Die bescheidenen Erfolge der konsolidierenden Entwicklung in der zweiten Hälfte des 17. Jahrhunderts wurden bereits nach wenigen Jahrzehnten durch die Zerstörungen im Pfälzischen Erbfolgekrieg wieder zunichte gemacht. Erst im 18. Jahrhundert sollte sich die Kurpfalz davon erholen. Zwar musste Kurfürst Karl Theodor außenpolitisch so manche Pleite hinnehmen, dennoch stieg die Kurpfalz mit der Residenzstadt Mannheim in dieser Zeit zu einem Zentrum in Süddeutschland auf. Nicht zuletzt der dynastische Zufall brachte es mit sich, dass die kurfürstlichen Lande im 18. Jahrhundert zunehmend wieder in einer Hand zusammenkamen. Mit dem Aussterben der bayerischen Wittelsbacher 1777 und dem darauf folgenden Umzug Karl Theodors nach München wurde die Kurpfalz vom territorialen Kern zur Außenbesitzung degradiert. Damit war ihr Ende vorgezeichnet; sie wurde 1802/03 aufgeteilt und verschwand von der politischen Landkarte.

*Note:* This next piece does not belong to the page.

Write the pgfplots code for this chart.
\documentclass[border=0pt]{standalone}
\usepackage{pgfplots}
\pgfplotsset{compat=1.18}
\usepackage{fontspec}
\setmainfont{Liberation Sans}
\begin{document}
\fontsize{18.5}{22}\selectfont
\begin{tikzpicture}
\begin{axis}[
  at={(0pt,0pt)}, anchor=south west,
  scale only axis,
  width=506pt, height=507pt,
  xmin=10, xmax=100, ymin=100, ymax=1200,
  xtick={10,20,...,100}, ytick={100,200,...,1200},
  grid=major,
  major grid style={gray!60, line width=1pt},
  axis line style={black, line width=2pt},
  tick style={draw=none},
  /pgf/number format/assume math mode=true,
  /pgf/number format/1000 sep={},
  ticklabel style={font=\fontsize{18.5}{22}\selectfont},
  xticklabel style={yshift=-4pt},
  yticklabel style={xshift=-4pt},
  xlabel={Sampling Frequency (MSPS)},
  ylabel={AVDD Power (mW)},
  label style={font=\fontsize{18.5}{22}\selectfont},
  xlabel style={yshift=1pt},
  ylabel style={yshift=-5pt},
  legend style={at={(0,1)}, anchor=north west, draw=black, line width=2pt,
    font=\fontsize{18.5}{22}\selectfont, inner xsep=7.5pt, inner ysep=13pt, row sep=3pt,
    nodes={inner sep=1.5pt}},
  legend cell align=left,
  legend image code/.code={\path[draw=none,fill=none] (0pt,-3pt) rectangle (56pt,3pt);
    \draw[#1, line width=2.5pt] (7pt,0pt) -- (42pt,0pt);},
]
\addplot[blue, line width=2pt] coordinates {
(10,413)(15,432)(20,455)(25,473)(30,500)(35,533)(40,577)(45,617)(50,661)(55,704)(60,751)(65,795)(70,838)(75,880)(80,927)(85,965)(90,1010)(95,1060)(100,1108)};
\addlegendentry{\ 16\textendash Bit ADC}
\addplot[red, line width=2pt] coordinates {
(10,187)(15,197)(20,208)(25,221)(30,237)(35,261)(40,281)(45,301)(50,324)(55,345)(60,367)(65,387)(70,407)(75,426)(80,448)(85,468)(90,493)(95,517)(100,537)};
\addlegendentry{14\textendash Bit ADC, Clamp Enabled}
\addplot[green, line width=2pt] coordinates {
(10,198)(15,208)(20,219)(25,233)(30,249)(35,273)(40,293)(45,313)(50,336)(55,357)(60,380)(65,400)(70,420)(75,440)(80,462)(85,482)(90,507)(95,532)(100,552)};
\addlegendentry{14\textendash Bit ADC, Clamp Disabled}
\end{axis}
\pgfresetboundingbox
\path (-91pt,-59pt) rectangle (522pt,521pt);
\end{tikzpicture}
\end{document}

Ungeachtet des knapp bemessenen Raumes ist es Armin Kohnle gelungen, einen anschaulichen Überblick über die Geschichte der Kurpfalz zu geben, wobei er durchaus zu interessanten Urteilen und Neuinterpretationen über das Standardwerk von Meinrad Schaab (1992) hinaus gelangt. Gleichwohl müssen im Detail - gerade wenn die lokalgeschichtliche Entwicklung berührt wird - manchmal Ungenauigkeiten festgestellt werden. So war es beispielsweise keinesfalls Kurfürst Karl Philipp, der 1720 nach seinem Entschluss, die Residenz aus Heidelberg abzuziehen, Mannheim aus den Trümmern des Pfälzischen Erbfolgekriegs wieder aufbauen ließ; dies fand bereits unter seinem Vorgänger Johann Wilhelm statt. Vorbildlich sind hingegen die in grauer Schattierung hervorgehobenen Fensterbeiträge, in denen aus dem laufenden Text glossarartig Schlüsselbegriffe zur kurpfälzischen Geschichte dargestellt werden (von "Vertrag von Pavia" über "Raub der Bibliotheca Palatina" bis zu "Reichsdeputationshauptschluss"). Ein Register hätte den Wert dieses Glossars noch erhöht. Abgerundet mit einem Literaturüberblick bietet Kohnles Darstellung jedoch einen anschaulichen und gelungenen Einstieg in die komplizierte Geschichte der Kurpfalz.